World's Major Commercial Markets Enjoying Strongest Investment Trading and Performance Numbers Since 2007 Highs

World's Major Commercial Markets Enjoying Strongest Investment Trading and Performance Numbers Since 2007 Highs

Commercial News » Commercial Real Estate Edition | By Michael Gerrity | May 17, 2011 11:03 AM ET

Based on Jones Lang LaSalle's (JLL) second quarter 2011 Global Market Perspective, which assesses the impact of economic forces on the world's major real estate markets, predicts this year will be the strongest performance and real estate trade volume since the market height of 2007.

There are positive indicators visible across the global real estate markets; Arthur de Haast, Head of the International Capital Group at Jones Lang LaSalle commented: "The world's major real estate markets started the year on a positive note and as we enter the second quarter these markets are continuing on their recovery path.  Markets are showing remarkable resilience, despite the shocks of the disaster in Japan, the turmoil in the Middle East and a slightly less optimistic outlook for the global economy.  The continuing global real estate recovery is characterized by strengthening investment markets, increasing corporate optimism and robust price growth for prime assets across multiple markets."

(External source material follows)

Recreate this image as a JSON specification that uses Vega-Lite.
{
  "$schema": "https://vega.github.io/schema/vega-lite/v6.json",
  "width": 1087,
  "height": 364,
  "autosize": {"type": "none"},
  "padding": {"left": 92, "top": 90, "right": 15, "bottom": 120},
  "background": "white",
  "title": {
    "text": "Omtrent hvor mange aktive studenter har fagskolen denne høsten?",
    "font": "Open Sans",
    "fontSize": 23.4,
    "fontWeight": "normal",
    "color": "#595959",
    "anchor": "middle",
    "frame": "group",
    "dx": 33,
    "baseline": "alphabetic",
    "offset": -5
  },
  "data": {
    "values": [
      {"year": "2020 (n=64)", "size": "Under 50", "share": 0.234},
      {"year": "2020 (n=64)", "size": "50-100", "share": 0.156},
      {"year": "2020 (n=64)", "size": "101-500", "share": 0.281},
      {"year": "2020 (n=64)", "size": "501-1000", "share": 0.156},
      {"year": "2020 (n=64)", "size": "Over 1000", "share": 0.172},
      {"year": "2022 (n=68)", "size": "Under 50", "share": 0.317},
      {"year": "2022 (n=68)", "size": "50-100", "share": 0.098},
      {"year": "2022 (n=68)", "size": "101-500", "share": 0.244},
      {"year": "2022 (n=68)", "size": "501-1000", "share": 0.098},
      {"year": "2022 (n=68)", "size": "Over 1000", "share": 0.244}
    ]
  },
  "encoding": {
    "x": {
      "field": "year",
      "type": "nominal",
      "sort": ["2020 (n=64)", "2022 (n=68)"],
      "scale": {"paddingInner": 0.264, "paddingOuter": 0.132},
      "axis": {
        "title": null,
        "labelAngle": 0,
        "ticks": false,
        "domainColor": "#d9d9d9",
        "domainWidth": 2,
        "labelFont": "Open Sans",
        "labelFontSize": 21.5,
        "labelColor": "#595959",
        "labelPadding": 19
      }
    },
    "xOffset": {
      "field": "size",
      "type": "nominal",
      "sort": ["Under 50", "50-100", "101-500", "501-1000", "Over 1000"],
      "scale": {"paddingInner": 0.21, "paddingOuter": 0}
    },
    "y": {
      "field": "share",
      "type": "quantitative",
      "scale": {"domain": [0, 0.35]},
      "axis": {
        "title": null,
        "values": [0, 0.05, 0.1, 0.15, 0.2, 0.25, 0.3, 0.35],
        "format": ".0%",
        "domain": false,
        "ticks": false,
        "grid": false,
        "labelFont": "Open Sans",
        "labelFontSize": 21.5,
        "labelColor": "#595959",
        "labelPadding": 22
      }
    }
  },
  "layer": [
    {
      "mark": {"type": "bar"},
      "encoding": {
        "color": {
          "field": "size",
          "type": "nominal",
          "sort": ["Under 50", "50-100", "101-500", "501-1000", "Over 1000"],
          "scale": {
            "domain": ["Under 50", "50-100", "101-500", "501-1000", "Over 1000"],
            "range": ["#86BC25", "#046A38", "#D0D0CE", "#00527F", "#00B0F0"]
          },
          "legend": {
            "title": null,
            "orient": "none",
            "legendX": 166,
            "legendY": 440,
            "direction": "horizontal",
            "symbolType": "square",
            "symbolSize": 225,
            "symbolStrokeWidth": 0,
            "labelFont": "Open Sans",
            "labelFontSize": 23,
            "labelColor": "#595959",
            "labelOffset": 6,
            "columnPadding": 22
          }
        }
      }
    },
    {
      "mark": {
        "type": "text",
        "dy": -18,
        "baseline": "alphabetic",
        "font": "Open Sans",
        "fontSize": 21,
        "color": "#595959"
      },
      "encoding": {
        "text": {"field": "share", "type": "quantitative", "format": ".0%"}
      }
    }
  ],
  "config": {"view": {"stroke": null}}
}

The BRIC (Brazil, Russia, India and China) nations have continued to grow in importance to the real estate capital markets.  These countries, which accounted for two percent of investment trades in 2007, are accounting for a greater proportion of transactions - 13 percent of global volumes in first quarter 2011.  This places the BRICs nations, as a group, third after only the United States and the United Kingdom. The BRIC contribution to overall investment volumes is expected to rise further as transparency and the quality of the available supply of real estate stock improves.

Brazil is the main growth story over the last quarter.  The country became the fifth most active investment market in Q1, overtaking China, as domestic demand drove activity during the quarter.  São Paulo has one of the world's most dynamic office markets, characterised by rapid rental growth, strong corporate occupier demand, low vacancy and a development boom.

Other key highlights of the Q2 2011 Global Market Perspective Report from Jones Lang LaSalle include:

  • Investment Volumes: global direct commercial real estate investment volumes are up 44 percent year-on-year.   Based on current momentum and transactions in the pipeline, Jones Lang LaSalle believes that full-year volumes are now on track to be above US$440 billion, which would represent 35-40% growth on 2010 levels and the highest volume since 2007.
  • Paul Guest, Head of Global Capital Markets Research at Jones Lang LaSalle commented: "Investors are continuing to focus on core assets in the main gateway cities, but with insufficient supply, they are selectively moving up the risk curve in terms of geography and type of investment.  For example we have seen more investors looking at prime assets in Central and Eastern Europe and at opportunistic opportunities in Asia, particularly Poland and China, respectively.  Investors are also more prepared to consider smaller assets, properties with shorter income streams or with some vacancy, as well as selective development opportunities.  Most investors however, are not prepared to compromise on quality and continue to show caution towards secondary assets."

In the United States, there has been a significant easing of the debt situation, liquidity is building and the CMBS market is returning.  In Asia Pacific, loan-to-value ratios are now around the 60 to 65% range with an increasing choice of both financing options and parties from whom to obtain debt.  In Europe, debt still remains difficult however, especially for non-prime assets.

  • Capital values for prime office assets in major cities rose by 22 percent over the past year.  In several markets, prime yields are now approaching the levels reached during the previous cycle's peak in 2007.  Nonetheless, prime yields are now stabilising after the steep re-pricing trend of the past 18 months.  Future capital appreciation will be increasingly driven by rental growth; for investors the key to securing capital growth will be a deep understanding of the motivations of corporate occupiers and an ability to offer competitive space which meets occupier requirements.
  • Corporate occupier confidence is on the up across the globe and we are seeing more expansion demand.  Corporations are focusing on 'smart growth' however, looking to minimise exposure to rising costs by continually 'stress testing' the need to take new space.  Asia Pacific continues to have some of the world's strongest office leasing markets, with Hong Kong and Singapore leading the way globally with year-on-year rental growth of over 30%.

This steady occupier demand combined with an emerging supply gap for prime assets in many CBD markets in major cities is resulting in a gradual fall in the global office vacancy rate, which currently stands at 14.2 percent.  As landlords become more confident, we are seeing rising volumes of speculative construction in Europe, led by Moscow, Paris and London.  In the United States however, speculative construction still remains largely dormant.   Meanwhile, Asia Pacific is at the peak of its development cycle, but corporate demand in most markets is strong enough to absorb the additional new office space.

As a result of this declining vacancy rate and limited supply, rental growth for prime assets is accelerating, and is currently at close to eight percent year-on-year across 22 major global office markets.   Jones Lang LaSalle anticipates that more markets will turn in favour of landlords during the remainder of 2011.